I don't agree with the author's conflation of concurrency with non-determinism. To me, concurrency means there may be more than one operation logically "in flight" at any given time; parallelism means there may be more than one operation physically happening at any given time. Determinism vs non-determinism is an orthogonal issue.
You could have a single-threaded cycle-counting CPU simulator which is entirely deterministic, yet if it is simulating a multi-threaded program, that program would exhibit concurrency (for example, if it were a web server, it could be serving multiple requests over separate TCP connections concurrently, working a little on each request round-robin).
To appreciate his point, you must be aware that Harper is thinking about a formalization of concurrency. In such a formalization, you could have a deterministic execution of the concurrent processes as you hint, but you will also have a trace of incoming events in the formalization, not under the control of the CPU.
For the system as a whole to be deterministic, you would have it be deterministic for arbitrary event traces. This is rarely the case in practice though. Harper does not tend to just sling out a postulate unless he has good reason to think it is so, backed up by a formal system in which he identified the association.
It could be that he has identified concurrency goes hand in hand with non-determinism. To me, it does sound rather plausible.
It sounds poorly defined to me. Concurrency for me means a specific thing, and that specific thing does not have a necessary implication of non-determinism. My position is similar to dmbarbour's (https://existentialtype.wordpress.com/2011/03/17/parallelism...).
Your distinction appeals to physicality, to a "real world". The author comes from a purer mathematical perspective, where it does not matter whether the code runs on silicon, is emulated by another machine, or is evaluated by humans on a blackboard.
Parallelism is purely an efficiency issue; the result of a computation does not change if run sequentially or in parallel. In other words, it only affects the cost model, not the semantics.
Concurrency means adopting some non-determinism in the semantics, either for necessity (e.g. in concurrent servers) or as a program structuring mechanism. In your example, if we are concerned with the semantics of the simulator, then there is no parallelism OTOH, if we are concerned with the semantics of the simulated code, then it's likely that we would use concurrency in it's definition (even if we "really know" that there is no underlying physical nondeterminism).
Parallelism is just an optimization; and concurrency does not imply non-determinism. Concurrency means you've got more than one thing in flight at a time. Having more than one task in flight, whether you switch using coroutines, or asynchronous completions, or an OS scheduler running on a timer interrupt, or cycle counting in a virtual machine, or via higher level language constructs like futures and promises, or reactive programming, is concurrency; but not all of these things are non-deterministic.
Peter Van Roy's book defines it as "an execution is called nondeterministic if there is an execution state in which there is a choice of what to do next". I believe the only thing you mention that does not conform to this definition is co-routining, but I wouldn't categorise it as concurrency either (nor does the book).

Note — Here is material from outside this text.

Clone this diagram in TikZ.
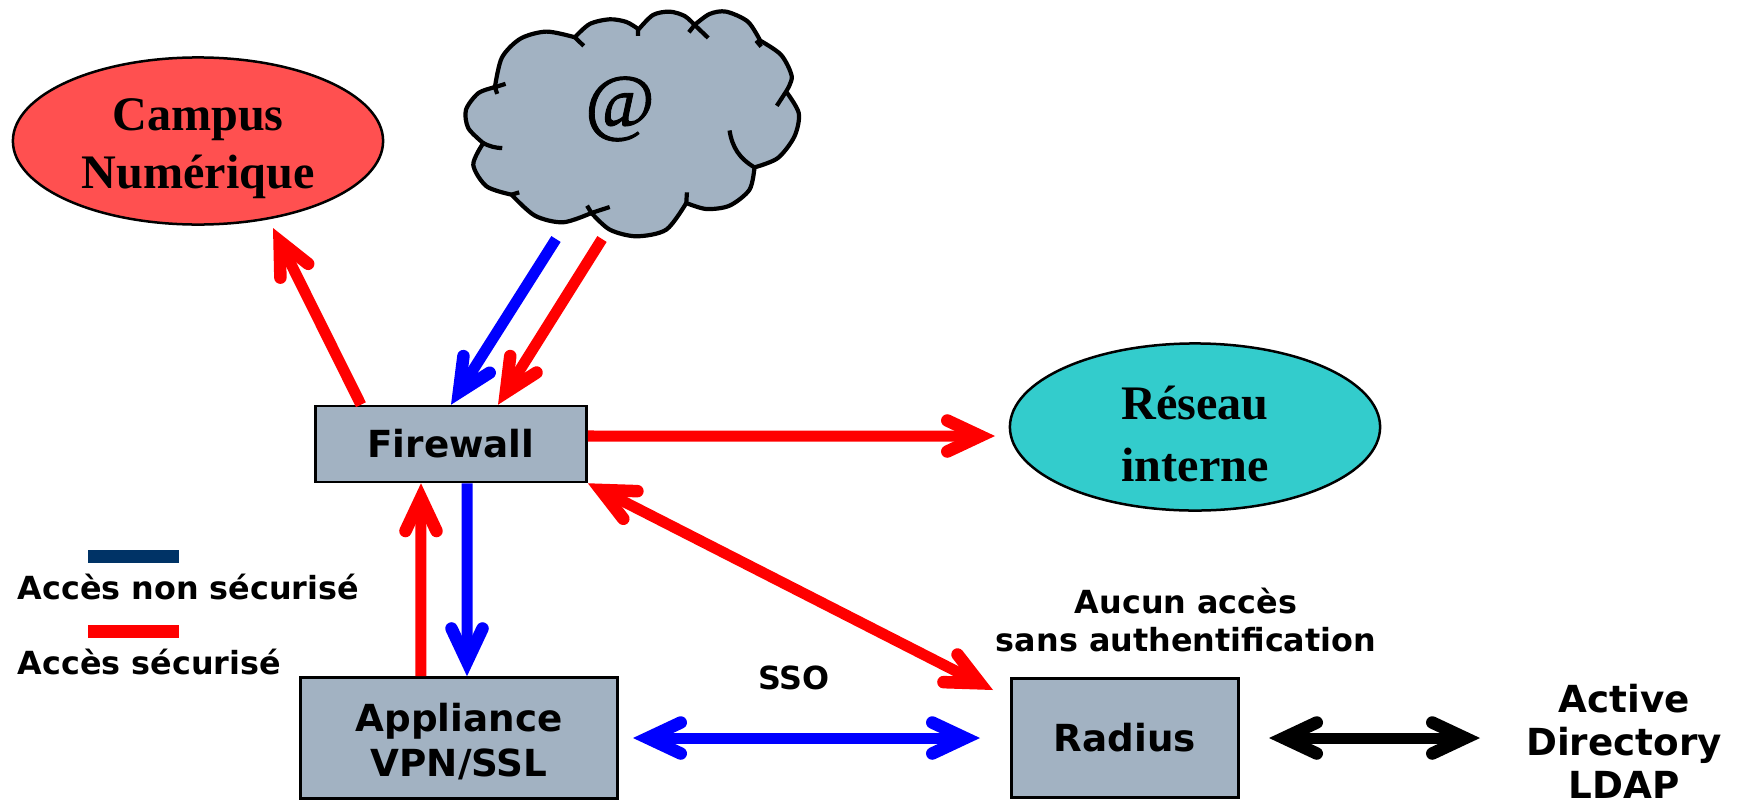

There's a nice answer on FRP at http://stackoverflow.com/questions/1028250/what-is-functiona... - if choices in execution are not revealed to the program, you can still have concurrency without non-determinism. But again, one needs to call in to question what tasks are making progress concurrently, because depending on the level of abstraction you're looking at, you can say that there is concurrency or there isn't. In other words, you might have parallelism at a low level of abstraction, which is a physical optimization of concurrency, and at that low level it might even be non-deterministic, but that non-determinism may not be exposed at a higher level.
Take a spreadsheet implementation as an example. There may be multiple events coming in, and numbers in the sheet updating as the expressions are recalculated. It might even be a multi-user spreadsheet; so it seems there is concurrency (for some level of abstraction). But is there non-determinism?
Sure, you can have deterministic concurrency. But that's not what he's talking about. Concurrent operations being non-deterministic is the accepted norm. If you're talking about deterministic concurrency, then you can qualify it as such; anything else is pedantry.
If someone is trying to be precise in what they talk about, pedantry is correct. The trouble I had with the author is that he is redefining what I understand by the term concurrency.
You could have a single-threaded cycle-counting CPU simulator which is entirely deterministic, yet if it is simulating a multi-threaded program, that program would exhibit concurrency (for example, if it were a web server, it could be serving multiple requests over separate TCP connections concurrently, working a little on each request round-robin).